>>>>>
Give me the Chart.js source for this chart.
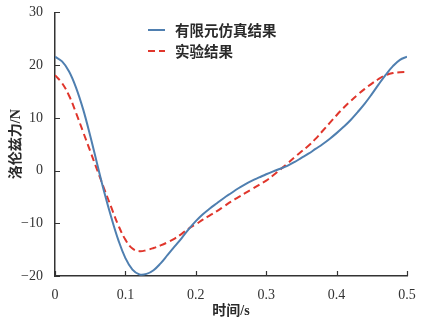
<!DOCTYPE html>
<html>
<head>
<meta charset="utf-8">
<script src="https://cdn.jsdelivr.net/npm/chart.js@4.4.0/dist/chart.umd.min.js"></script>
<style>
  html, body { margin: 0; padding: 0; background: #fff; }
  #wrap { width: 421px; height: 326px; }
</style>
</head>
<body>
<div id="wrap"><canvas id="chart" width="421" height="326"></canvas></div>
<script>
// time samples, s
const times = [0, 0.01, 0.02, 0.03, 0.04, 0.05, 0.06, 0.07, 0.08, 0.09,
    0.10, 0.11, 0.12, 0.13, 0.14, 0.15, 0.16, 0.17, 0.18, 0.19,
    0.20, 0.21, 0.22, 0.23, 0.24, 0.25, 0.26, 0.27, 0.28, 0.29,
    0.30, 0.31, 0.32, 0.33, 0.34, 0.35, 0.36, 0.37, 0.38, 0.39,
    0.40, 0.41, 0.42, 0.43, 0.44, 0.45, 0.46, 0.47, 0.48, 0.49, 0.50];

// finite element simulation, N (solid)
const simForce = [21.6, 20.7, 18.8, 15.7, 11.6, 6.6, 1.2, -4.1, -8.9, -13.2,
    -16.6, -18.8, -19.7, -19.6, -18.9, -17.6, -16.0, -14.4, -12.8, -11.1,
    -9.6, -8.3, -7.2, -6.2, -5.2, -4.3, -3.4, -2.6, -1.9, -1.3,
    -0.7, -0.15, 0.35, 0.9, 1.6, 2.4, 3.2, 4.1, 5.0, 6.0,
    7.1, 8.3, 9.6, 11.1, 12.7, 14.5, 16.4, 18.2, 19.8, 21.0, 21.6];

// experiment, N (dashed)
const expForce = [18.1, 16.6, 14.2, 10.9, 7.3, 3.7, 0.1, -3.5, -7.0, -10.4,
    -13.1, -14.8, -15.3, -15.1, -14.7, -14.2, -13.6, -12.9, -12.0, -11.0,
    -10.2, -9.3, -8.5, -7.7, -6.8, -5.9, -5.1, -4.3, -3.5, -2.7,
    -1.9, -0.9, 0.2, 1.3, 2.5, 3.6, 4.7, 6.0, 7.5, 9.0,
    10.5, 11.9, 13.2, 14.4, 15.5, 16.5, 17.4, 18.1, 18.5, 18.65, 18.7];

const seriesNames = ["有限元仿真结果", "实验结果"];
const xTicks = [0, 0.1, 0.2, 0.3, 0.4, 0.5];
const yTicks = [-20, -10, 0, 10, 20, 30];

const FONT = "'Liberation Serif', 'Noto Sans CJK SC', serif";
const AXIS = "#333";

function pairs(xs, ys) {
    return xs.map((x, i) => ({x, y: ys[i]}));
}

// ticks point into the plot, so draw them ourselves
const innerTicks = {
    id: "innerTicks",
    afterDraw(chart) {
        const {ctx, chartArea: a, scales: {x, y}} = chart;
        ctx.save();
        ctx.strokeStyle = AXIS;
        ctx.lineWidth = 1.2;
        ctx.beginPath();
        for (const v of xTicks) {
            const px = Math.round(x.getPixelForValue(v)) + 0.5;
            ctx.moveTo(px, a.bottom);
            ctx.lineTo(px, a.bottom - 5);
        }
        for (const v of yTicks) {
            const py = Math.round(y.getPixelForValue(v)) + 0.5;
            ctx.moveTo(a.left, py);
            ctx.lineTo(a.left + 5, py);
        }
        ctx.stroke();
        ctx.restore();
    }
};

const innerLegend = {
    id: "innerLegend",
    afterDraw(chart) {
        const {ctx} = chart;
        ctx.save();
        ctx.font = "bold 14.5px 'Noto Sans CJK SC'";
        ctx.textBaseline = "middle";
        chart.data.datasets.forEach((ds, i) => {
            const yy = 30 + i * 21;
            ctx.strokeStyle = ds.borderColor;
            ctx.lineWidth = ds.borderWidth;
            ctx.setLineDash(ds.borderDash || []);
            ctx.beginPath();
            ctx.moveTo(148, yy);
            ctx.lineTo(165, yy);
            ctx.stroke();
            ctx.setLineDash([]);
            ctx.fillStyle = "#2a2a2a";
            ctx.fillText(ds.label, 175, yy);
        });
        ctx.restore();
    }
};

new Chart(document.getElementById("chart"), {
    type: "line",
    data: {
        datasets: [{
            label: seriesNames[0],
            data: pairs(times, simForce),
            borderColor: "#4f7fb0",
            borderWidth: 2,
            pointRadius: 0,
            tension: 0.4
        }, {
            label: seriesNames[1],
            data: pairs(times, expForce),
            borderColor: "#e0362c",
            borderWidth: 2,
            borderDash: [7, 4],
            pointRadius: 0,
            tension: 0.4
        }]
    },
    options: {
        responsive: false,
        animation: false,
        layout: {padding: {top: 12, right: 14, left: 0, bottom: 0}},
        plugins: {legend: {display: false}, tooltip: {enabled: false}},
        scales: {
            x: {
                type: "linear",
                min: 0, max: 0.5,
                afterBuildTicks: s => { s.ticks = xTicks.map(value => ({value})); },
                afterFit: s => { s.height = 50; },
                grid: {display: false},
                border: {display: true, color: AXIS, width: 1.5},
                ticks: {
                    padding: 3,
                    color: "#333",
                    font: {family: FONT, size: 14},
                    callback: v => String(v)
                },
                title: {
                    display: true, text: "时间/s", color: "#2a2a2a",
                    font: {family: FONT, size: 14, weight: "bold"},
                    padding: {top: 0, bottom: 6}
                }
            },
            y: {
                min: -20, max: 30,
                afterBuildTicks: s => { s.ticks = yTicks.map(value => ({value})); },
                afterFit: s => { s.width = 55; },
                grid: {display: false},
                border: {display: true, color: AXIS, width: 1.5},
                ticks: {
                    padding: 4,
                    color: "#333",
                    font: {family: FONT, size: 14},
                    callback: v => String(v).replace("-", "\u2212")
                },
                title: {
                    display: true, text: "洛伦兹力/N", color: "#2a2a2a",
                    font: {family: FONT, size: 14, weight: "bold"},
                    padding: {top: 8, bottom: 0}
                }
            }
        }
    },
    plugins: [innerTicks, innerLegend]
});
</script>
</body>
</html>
<<<<<
» Given request:
Reproduce each line exactly as it appears, omitting the pictures.

» Output:
Give me the Chart.js source for this chart.
<!DOCTYPE html>
<html>
<head>
<meta charset="utf-8">
<script src="https://cdn.jsdelivr.net/npm/chart.js@4.4.0/dist/chart.umd.min.js"></script>
<style>
  html, body { margin: 0; padding: 0; background: #fff; }
  #wrap { width: 421px; height: 326px; }
</style>
</head>
<body>
<div id="wrap"><canvas id="chart" width="421" height="326"></canvas></div>
<script>
// time samples, s
const times = [0, 0.01, 0.02, 0.03, 0.04, 0.05, 0.06, 0.07, 0.08, 0.09,
    0.10, 0.11, 0.12, 0.13, 0.14, 0.15, 0.16, 0.17, 0.18, 0.19,
    0.20, 0.21, 0.22, 0.23, 0.24, 0.25, 0.26, 0.27, 0.28, 0.29,
    0.30, 0.31, 0.32, 0.33, 0.34, 0.35, 0.36, 0.37, 0.38, 0.39,
    0.40, 0.41, 0.42, 0.43, 0.44, 0.45, 0.46, 0.47, 0.48, 0.49, 0.50];

// finite element simulation, N (solid)
const simForce = [21.6, 20.7, 18.8, 15.7, 11.6, 6.6, 1.2, -4.1, -8.9, -13.2,
    -16.6, -18.8, -19.7, -19.6, -18.9, -17.6, -16.0, -14.4, -12.8, -11.1,
    -9.6, -8.3, -7.2, -6.2, -5.2, -4.3, -3.4, -2.6, -1.9, -1.3,
    -0.7, -0.15, 0.35, 0.9, 1.6, 2.4, 3.2, 4.1, 5.0, 6.0,
    7.1, 8.3, 9.6, 11.1, 12.7, 14.5, 16.4, 18.2, 19.8, 21.0, 21.6];

// experiment, N (dashed)
const expForce = [18.1, 16.6, 14.2, 10.9, 7.3, 3.7, 0.1, -3.5, -7.0, -10.4,
    -13.1, -14.8, -15.3, -15.1, -14.7, -14.2, -13.6, -12.9, -12.0, -11.0,
    -10.2, -9.3, -8.5, -7.7, -6.8, -5.9, -5.1, -4.3, -3.5, -2.7,
    -1.9, -0.9, 0.2, 1.3, 2.5, 3.6, 4.7, 6.0, 7.5, 9.0,
    10.5, 11.9, 13.2, 14.4, 15.5, 16.5, 17.4, 18.1, 18.5, 18.65, 18.7];

const seriesNames = ["有限元仿真结果", "实验结果"];
const xTicks = [0, 0.1, 0.2, 0.3, 0.4, 0.5];
const yTicks = [-20, -10, 0, 10, 20, 30];

const FONT = "'Liberation Serif', 'Noto Sans CJK SC', serif";
const AXIS = "#333";

function pairs(xs, ys) {
    return xs.map((x, i) => ({x, y: ys[i]}));
}

// ticks point into the plot, so draw them ourselves
const innerTicks = {
    id: "innerTicks",
    afterDraw(chart) {
        const {ctx, chartArea: a, scales: {x, y}} = chart;
        ctx.save();
        ctx.strokeStyle = AXIS;
        ctx.lineWidth = 1.2;
        ctx.beginPath();
        for (const v of xTicks) {
            const px = Math.round(x.getPixelForValue(v)) + 0.5;
            ctx.moveTo(px, a.bottom);
            ctx.lineTo(px, a.bottom - 5);
        }
        for (const v of yTicks) {
            const py = Math.round(y.getPixelForValue(v)) + 0.5;
            ctx.moveTo(a.left, py);
            ctx.lineTo(a.left + 5, py);
        }
        ctx.stroke();
        ctx.restore();
    }
};

const innerLegend = {
    id: "innerLegend",
    afterDraw(chart) {
        const {ctx} = chart;
        ctx.save();
        ctx.font = "bold 14.5px 'Noto Sans CJK SC'";
        ctx.textBaseline = "middle";
        chart.data.datasets.forEach((ds, i) => {
            const yy = 30 + i * 21;
            ctx.strokeStyle = ds.borderColor;
            ctx.lineWidth = ds.borderWidth;
            ctx.setLineDash(ds.borderDash || []);
            ctx.beginPath();
            ctx.moveTo(148, yy);
            ctx.lineTo(165, yy);
            ctx.stroke();
            ctx.setLineDash([]);
            ctx.fillStyle = "#2a2a2a";
            ctx.fillText(ds.label, 175, yy);
        });
        ctx.restore();
    }
};

new Chart(document.getElementById("chart"), {
    type: "line",
    data: {
        datasets: [{
            label: seriesNames[0],
            data: pairs(times, simForce),
            borderColor: "#4f7fb0",
            borderWidth: 2,
            pointRadius: 0,
            tension: 0.4
        }, {
            label: seriesNames[1],
            data: pairs(times, expForce),
            borderColor: "#e0362c",
            borderWidth: 2,
            borderDash: [7, 4],
            pointRadius: 0,
            tension: 0.4
        }]
    },
    options: {
        responsive: false,
        animation: false,
        layout: {padding: {top: 12, right: 14, left: 0, bottom: 0}},
        plugins: {legend: {display: false}, tooltip: {enabled: false}},
        scales: {
            x: {
                type: "linear",
                min: 0, max: 0.5,
                afterBuildTicks: s => { s.ticks = xTicks.map(value => ({value})); },
                afterFit: s => { s.height = 50; },
                grid: {display: false},
                border: {display: true, color: AXIS, width: 1.5},
                ticks: {
                    padding: 3,
                    color: "#333",
                    font: {family: FONT, size: 14},
                    callback: v => String(v)
                },
                title: {
                    display: true, text: "时间/s", color: "#2a2a2a",
                    font: {family: FONT, size: 14, weight: "bold"},
                    padding: {top: 0, bottom: 6}
                }
            },
            y: {
                min: -20, max: 30,
                afterBuildTicks: s => { s.ticks = yTicks.map(value => ({value})); },
                afterFit: s => { s.width = 55; },
                grid: {display: false},
                border: {display: true, color: AXIS, width: 1.5},
                ticks: {
                    padding: 4,
                    color: "#333",
                    font: {family: FONT, size: 14},
                    callback: v => String(v).replace("-", "\u2212")
                },
                title: {
                    display: true, text: "洛伦兹力/N", color: "#2a2a2a",
                    font: {family: FONT, size: 14, weight: "bold"},
                    padding: {top: 8, bottom: 0}
                }
            }
        }
    },
    plugins: [innerTicks, innerLegend]
});
</script>
</body>
</html>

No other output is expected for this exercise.